Bernstein se transformaba en otra persona cuando subía al podio. (Foto: Sony Classical)
C iudad Juárez, Chihuahua. 24 de agosto de 2018. (RanchoNEWS).- A lo largo de todo el año se está festejando, como corresponde, el centenario del nacimiento del gran músico que fue Leonard Bernstein (Lawrence,1918- Nueva York,1990). Muchos que ya peinamos canas nos acordamos de aquellos programas pedagógicos para jóvenes que emitía la televisión allá por los años sesenta-setenta con un doblaje suramericano. Como director, Bernstein poseía un extraño instinto, que le venía de cuna, un olfato inigualable para percibir sonidos y estructuras, para construir de manera muy lógica cualquier tipo de edificio musical.
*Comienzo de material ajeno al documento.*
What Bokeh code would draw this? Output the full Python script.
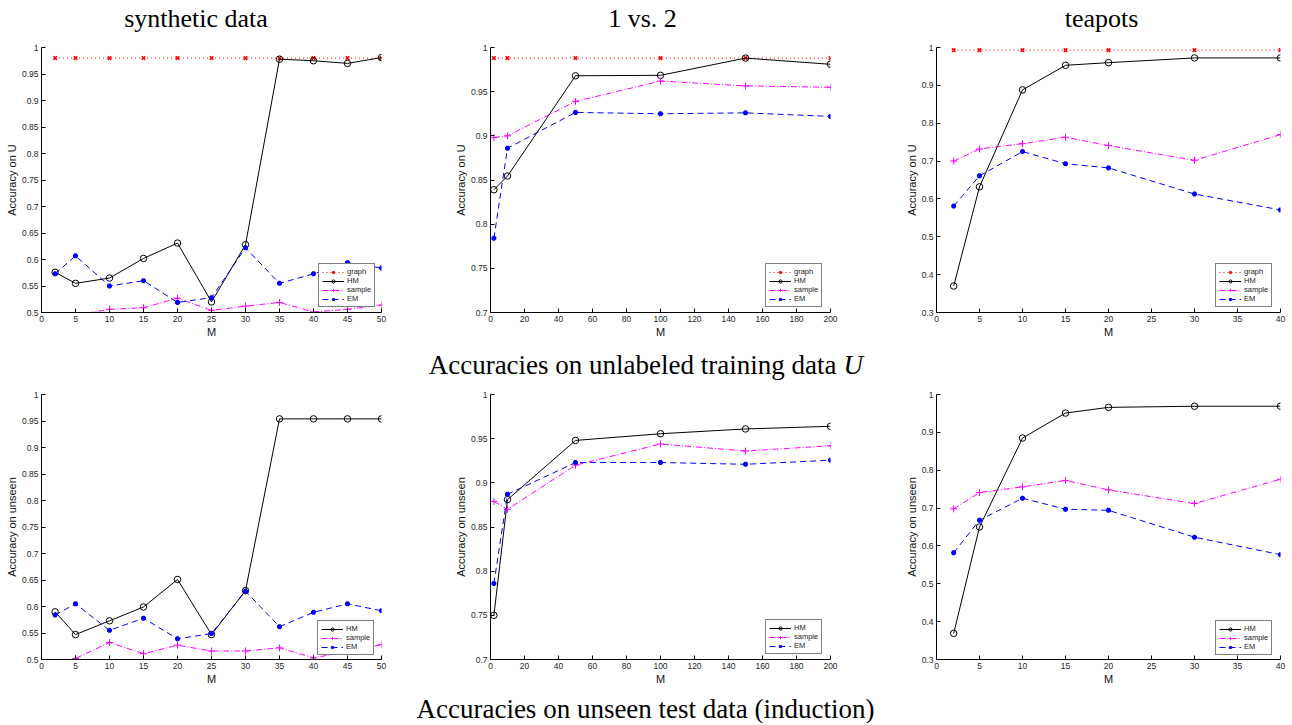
from bokeh.plotting import figure
from bokeh.layouts import column, row
from bokeh.models import Range1d, FixedTicker, CustomJSTickFormatter
from bokeh.core.properties import value
from bokeh.embed import file_html
from bokeh.resources import INLINE

# ---------------- data ----------------
TITLES = ["synthetic data", "1 vs. 2", "teapots"]
CAPTION_U = "Accuracies on unlabeled training data"
CAPTION_U_VAR = "U"
CAPTION_UNSEEN = "Accuracies on unseen test data (induction)"

M_SYN = [2, 5, 10, 15, 20, 25, 30, 35, 40, 45, 50]
M_12 = [2, 10, 50, 100, 150, 200]
M_TEA = [2, 5, 10, 15, 20, 30, 40]

# synthetic data, accuracy on U
syn_u_graph = [0.98, 0.98, 0.98, 0.98, 0.98, 0.98, 0.98, 0.98, 0.98, 0.98, 0.98]
syn_u_hm = [0.576, 0.555, 0.565, 0.602, 0.631, 0.520, 0.628, 0.978, 0.975, 0.970, 0.981]
syn_u_sample = [0.488, 0.495, 0.506, 0.509, 0.527, 0.504, 0.512, 0.519, 0.501, 0.506, 0.514]
syn_u_em = [0.573, 0.607, 0.550, 0.560, 0.519, 0.528, 0.622, 0.555, 0.573, 0.594, 0.584]

# 1 vs. 2, accuracy on U
v12_u_graph = [0.988, 0.988, 0.988, 0.988, 0.988, 0.988]
v12_u_hm = [0.839, 0.8545, 0.968, 0.9685, 0.988, 0.981]
v12_u_sample = [0.898, 0.900, 0.939, 0.962, 0.9565, 0.955]
v12_u_em = [0.784, 0.886, 0.9265, 0.925, 0.926, 0.922]

# teapots, accuracy on U
tea_u_graph = [0.993, 0.993, 0.993, 0.993, 0.993, 0.993, 0.993]
tea_u_hm = [0.370, 0.632, 0.888, 0.953, 0.960, 0.9725, 0.9725]
tea_u_sample = [0.700, 0.732, 0.746, 0.763, 0.741, 0.702, 0.770]
tea_u_em = [0.581, 0.661, 0.725, 0.693, 0.682, 0.613, 0.571]

# synthetic data, accuracy on unseen
syn_t_hm = [0.590, 0.547, 0.573, 0.599, 0.651, 0.547, 0.630, 0.954, 0.954, 0.954, 0.954]
syn_t_sample = [0.490, 0.502, 0.532, 0.511, 0.527, 0.516, 0.516, 0.522, 0.503, 0.515, 0.528]
syn_t_em = [0.584, 0.605, 0.555, 0.578, 0.539, 0.549, 0.629, 0.562, 0.589, 0.605, 0.592]

# 1 vs. 2, accuracy on unseen
v12_t_hm = [0.750, 0.881, 0.948, 0.9556, 0.961, 0.964]
v12_t_sample = [0.879, 0.870, 0.920, 0.944, 0.936, 0.942]
v12_t_em = [0.786, 0.887, 0.923, 0.923, 0.921, 0.9256]

# teapots, accuracy on unseen
tea_t_hm = [0.369, 0.650, 0.885, 0.951, 0.966, 0.969, 0.969]
tea_t_sample = [0.698, 0.741, 0.756, 0.773, 0.748, 0.712, 0.776]
tea_t_em = [0.582, 0.668, 0.726, 0.697, 0.694, 0.623, 0.577]

XTICKS_SYN = [0, 5, 10, 15, 20, 25, 30, 35, 40, 45, 50]
XTICKS_12 = [0, 20, 40, 60, 80, 100, 120, 140, 160, 180, 200]
XTICKS_TEA = [0, 5, 10, 15, 20, 25, 30, 35, 40]
YTICKS_SYN = [0.5, 0.55, 0.6, 0.65, 0.7, 0.75, 0.8, 0.85, 0.9, 0.95, 1.0]
YTICKS_12 = [0.7, 0.75, 0.8, 0.85, 0.9, 0.95, 1.0]
YTICKS_TEA = [0.3, 0.4, 0.5, 0.6, 0.7, 0.8, 0.9, 1.0]

# ---------------- styles ----------------
SANS = "Liberation Sans"
SERIF = "Liberation Serif"
STYLE = {
    "graph": dict(color="#ff0000", dash="1 3", marker="x", size=5, lw=1.5, fill=None),
    "HM": dict(color="#000000", dash="solid", marker="circle", size=6.5, lw=1, fill=None),
    "sample": dict(color="#ff00ff", dash="6 2 1 2", marker="cross", size=7, lw=1, fill=None),
    "EM": dict(color="#0000ff", dash="6 4", marker="asterisk", size=5, lw=2, fill=None),
}

yfmt = "return String(Math.round(tick*100)/100)"


def panel(xs, series, xend, ystart, xticks, yticks, ylabel, borders, frame, leg_xy):
    l, r, t, b = borders
    fw, fh = frame
    p = figure(width=l + fw + r, height=t + fh + b,
               x_range=Range1d(0, xend), y_range=Range1d(ystart, 1.0),
               output_backend="svg", toolbar_location=None,
               min_border_left=l, min_border_right=r,
               min_border_top=t, min_border_bottom=b,
               outline_line_color=None, background_fill_color="white",
               border_fill_color="white")
    p.grid.visible = False
    for name, ys in series:
        s = STYLE[name]
        p.line(xs, ys, line_color=s["color"], line_dash=s["dash"], line_width=1,
               legend_label=name)
        p.scatter(xs, ys, marker=s["marker"], size=s["size"], line_color=s["color"],
                  line_width=s["lw"], fill_color=s["fill"], legend_label=name)
    p.xaxis.ticker = FixedTicker(ticks=xticks)
    p.yaxis.ticker = FixedTicker(ticks=yticks)
    p.yaxis.formatter = CustomJSTickFormatter(code=yfmt)
    p.xaxis.axis_label = "M"
    p.yaxis.axis_label = ylabel
    for ax in (p.xaxis[0], p.yaxis[0]):
        ax.axis_line_color = "black"
        ax.major_tick_line_color = "black"
        ax.major_tick_in = 4
        ax.major_tick_out = 0
        ax.minor_tick_line_color = None
        ax.major_label_text_font = SANS
        ax.major_label_text_font_size = "8.5px"
        ax.major_label_text_color = "#262626"
        ax.axis_label_text_font = SANS
        ax.axis_label_text_font_size = "11px"
        ax.axis_label_text_font_style = "normal"
        ax.axis_label_text_color = "#111111"
        ax.major_label_standoff = 3
        ax.axis_label_standoff = 1
    lg = p.legend[0]
    lg.location = leg_xy
    lg.margin = 0
    lg.padding = 3
    lg.spacing = 0
    lg.glyph_width = 22
    lg.glyph_height = 8
    lg.label_height = 8
    lg.label_width = 0
    lg.label_standoff = 3
    lg.label_text_font = SANS
    lg.label_text_font_size = "7.5px"
    lg.label_text_color = "#222222"
    lg.border_line_color = "black"
    lg.border_line_width = 1
    lg.background_fill_color = "white"
    lg.background_fill_alpha = 1
    return p


def text_fig(w, h):
    p = figure(width=w, height=h, x_range=Range1d(0, w), y_range=Range1d(0, h),
               x_axis_type=None, y_axis_type=None, output_backend="svg",
               toolbar_location=None, min_border=0, outline_line_color=None)
    p.grid.visible = False
    return p


W = 1290

# header with panel titles
head = text_fig(W, 36)
head.text(x=[195.5, 642, 1101], y=[18, 18, 18], text=TITLES,
          text_font=value(SERIF), text_font_size="26px", text_align="center",
          text_baseline="alphabetic", text_color="black")

p1 = panel(M_SYN, [("graph", syn_u_graph), ("HM", syn_u_hm), ("sample", syn_u_sample), ("EM", syn_u_em)],
           50, 0.5, XTICKS_SYN, YTICKS_SYN, "Accuracy on U", (41, 59, 9, 27), (340, 268), (277, 5))
p2 = panel(M_12, [("graph", v12_u_graph), ("HM", v12_u_hm), ("sample", v12_u_sample), ("EM", v12_u_em)],
           200, 0.7, XTICKS_12, YTICKS_12, "Accuracy on U", (50, 56, 11, 27), (340, 266), (275, 5))
p3 = panel(M_TEA, [("graph", tea_u_graph), ("HM", tea_u_hm), ("sample", tea_u_sample), ("EM", tea_u_em)],
           40, 0.3, XTICKS_TEA, YTICKS_TEA, "Accuracy on U", (50, 10, 6, 27), (344, 271), (279, 5))

cap1 = text_fig(W, 43)
cap1.text(x=[836], y=[18.3], text=[CAPTION_U], text_font=value(SERIF), text_font_size="27px",
          text_align="right", text_baseline="alphabetic", text_color="black")
cap1.text(x=[843], y=[18.3], text=[CAPTION_U_VAR], text_font=value(SERIF), text_font_size="27px",
          text_font_style="italic", text_align="left", text_baseline="alphabetic", text_color="black")

p4 = panel(M_SYN, [("HM", syn_t_hm), ("sample", syn_t_sample), ("EM", syn_t_em)],
           50, 0.5, XTICKS_SYN, YTICKS_SYN, "Accuracy on unseen", (41, 59, 9, 27), (340, 268), (276, 4))
p5 = panel(M_12, [("HM", v12_t_hm), ("sample", v12_t_sample), ("EM", v12_t_em)],
           200, 0.7, XTICKS_12, YTICKS_12, "Accuracy on unseen", (50, 56, 11, 27), (340, 266), (275, 5))
p6 = panel(M_TEA, [("HM", tea_t_hm), ("sample", tea_t_sample), ("EM", tea_t_em)],
           40, 0.3, XTICKS_TEA, YTICKS_TEA, "Accuracy on unseen", (50, 10, 5, 28), (344, 271), (279, 4))

cap2 = text_fig(W, 36)
cap2.text(x=[645], y=[15], text=[CAPTION_UNSEEN], text_font=value(SERIF), text_font_size="27px",
          text_align="center", text_baseline="alphabetic", text_color="black")

layout = column(head, row(p1, p2, p3), cap1, row(p4, p5, p6), cap2, spacing=0)

with open("out.html", "w") as f:
    f.write(file_html(layout, INLINE))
Respiraba música por todos sus poros en un proceso natural que lo conducía a estados de elevación, a catarsis increíbles. Manejaba la batuta en amplios movimientos de vaivén, en círculos monumentales, con una gestualidad que seguramente había nacido con él. Sudaba, saltaba sobre el podio, se inclinaba y casi se transformaba en otra persona.
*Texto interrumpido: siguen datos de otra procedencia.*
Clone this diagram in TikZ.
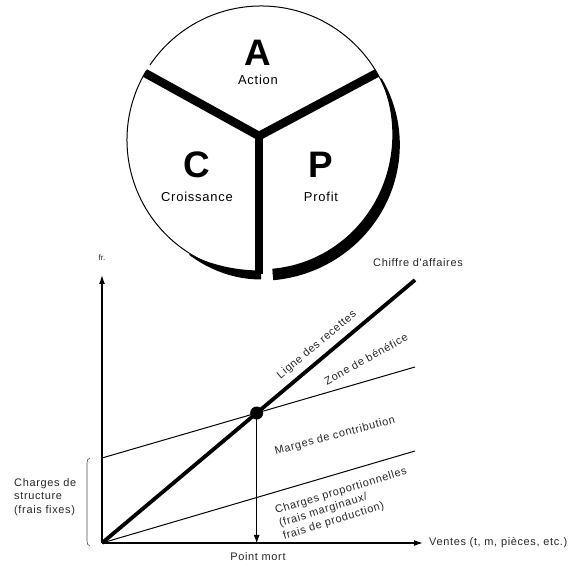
\documentclass[tikz,border=0pt]{standalone}
\usepackage{fontspec}
\setmainfont{Liberation Sans}
\newfontfamily\trackfont[LetterSpace=6]{Liberation Sans}
\usetikzlibrary{arrows.meta,calc}
\tikzset{
  big/.style={font=\fontsize{37}{40}\selectfont\bfseries},
  word/.style={font=\trackfont\fontsize{13}{15}\selectfont},
  glabel/.style={font=\trackfont\fontsize{11}{13.5}\selectfont, text=black!85, inner sep=0pt},
  axis/.style={line width=1.3bp, -{Latex[length=9bp,width=6bp]}},
  thin/.style={line width=1bp},
  spoke/.style={line width=8.5bp},
}
\def\cx{261}
\def\cy{429}
\def\rr{134}
\begin{document}
\begin{tikzpicture}[x=1bp,y=1bp]
\useasboundingbox (0,0) rectangle (577,569);
% ---------- circle ----------
\coordinate (C) at (\cx,\cy);
\coordinate (J) at (259,433);
\coordinate (Lend) at ($(C)+(150:\rr)$);
\coordinate (Rend) at ($(C)+(30:\rr)$);
\coordinate (Bend) at (259,295);
% thin outline with gaps
\draw[thin] ($(C)+(-85:\rr)$) arc[start angle=-85, end angle=146, radius=\rr];
\draw[thin] ($(C)+(149:\rr)$) arc[start angle=149, end angle=269, radius=\rr];
% thick right arc (crescent)
\fill[black] plot[domain=-85:27, samples=60]
   ({\cx+(\rr+1+0.5*(1+10.5*cos(90*((\x+85)/112)^2)))*cos(\x)},
    {\cy+(\rr+1+0.5*(1+10.5*cos(90*((\x+85)/112)^2)))*sin(\x)})
 -- plot[domain=27:-85, samples=60]
   ({\cx+(\rr+1-0.5*(1+10.5*cos(90*((\x+85)/112)^2)))*cos(\x)},
    {\cy+(\rr+1-0.5*(1+10.5*cos(90*((\x+85)/112)^2)))*sin(\x)}) -- cycle;
% thick left-bottom arc
\fill[black] plot[domain=238:270, samples=30]
   ({\cx+(\rr+1+0.5*(1+8*sin(90*(\x-238)/32)))*cos(\x)},
    {\cy+(\rr+1+0.5*(1+8*sin(90*(\x-238)/32)))*sin(\x)})
 -- plot[domain=270:238, samples=30]
   ({\cx+(\rr+1-0.5*(1+8*sin(90*(\x-238)/32)))*cos(\x)},
    {\cy+(\rr+1-0.5*(1+8*sin(90*(\x-238)/32)))*sin(\x)}) -- cycle;
% spokes
\draw[spoke, line join=miter] (Lend) -- (J) -- (Rend);
\draw[spoke] (J) -- (Bend);
% letters
\node[big] (A) at (258,516) {A};
\node[word] (action) at (258,489) {Action};
\node[big] (Cl) at (197,404) {C};
\node[word] (croiss) at (197,372) {Croissance};
\node[big] (P) at (321,404) {P};
\node[word] (profit) at (321,372) {Profit};
% ---------- graph ----------
\coordinate (O) at (102,26);
\coordinate (Ytop) at (102,294);
\coordinate (Xend) at (423,26);
\coordinate (R) at (415,289);
\coordinate (F) at (102,111);
\coordinate (T) at (415,202);
\coordinate (Pp) at (415,118);
\draw[axis] (O) -- (Ytop);
\draw[axis] (O) -- (Xend);
\draw[thin] (F) -- (T);
\draw[thin] (O) -- (Pp);
\draw[line width=3.8bp] (O) -- (R);
\coordinate (BE) at (intersection of O--R and F--T);
\draw[line width=0.8bp, -{Latex[length=8bp,width=6bp]}] (BE) -- (BE |- O);
\fill (BE) circle[radius=6.5bp];
% bracket
\coordinate (b1) at (90,111);
\coordinate (b2) at (87,106);
\coordinate (b3) at (87,28);
\coordinate (b4) at (90,23);
\draw[line width=0.6bp, black!70] (b1) to[out=180,in=90] (b2) -- (b3) to[out=-90,in=180] (b4);
% labels
\node[glabel, font=\fontsize{8}{9}\selectfont] (fr) at (102,311) {fr.};
\node[glabel, anchor=west] (ventes) at (429,26) {Ventes (t, m, pièces, etc.)};
\node[glabel] (pm) at (258,12) {Point mort};
\node[glabel] (ca) at (418,306) {Chiffre d'affaires};
\node[glabel, rotate=40] (ldr) at (317,224) {Ligne des recettes};
\node[glabel, rotate=29] (zdb) at (366,210) {Zone de bénéfice};
\node[glabel, rotate=15] (mdc) at (335,133) {Marges de contribution};
\node[glabel, rotate=17, align=left] (cp) at (345,65) {Charges proportionnelles\\(frais marginaux/\\frais de production)};
\node[glabel, anchor=west, align=left] (cs) at (14,72) {Charges de\\structure\\(frais fixes)};
\end{tikzpicture}
\end{document}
Toda esa parafernalia no venía de la nada. Tras cada una de sus interpretaciones había horas de estudio, de análisis hasta alcanzar la comprensión total de los pentagramas y, lo que es más importante, su trasfondo; lo que ocasionaba a veces acercamientos y exposiciones que parecían extraños y caprichosos, sometidos a tempi muy cambiantes, ora lentos, ora rápidos. Era algo que, sin embargo, no impedía la unidad estilística. Había sabido aprehender las enseñanzas de Fritz Reiner en cuanto a precisión y de Serge Kusevitzky en lo relativo a la búsqueda de la emoción. Esto último lo llevaba grabado en el código genético y le permitía imantar a músicos y a oyentes.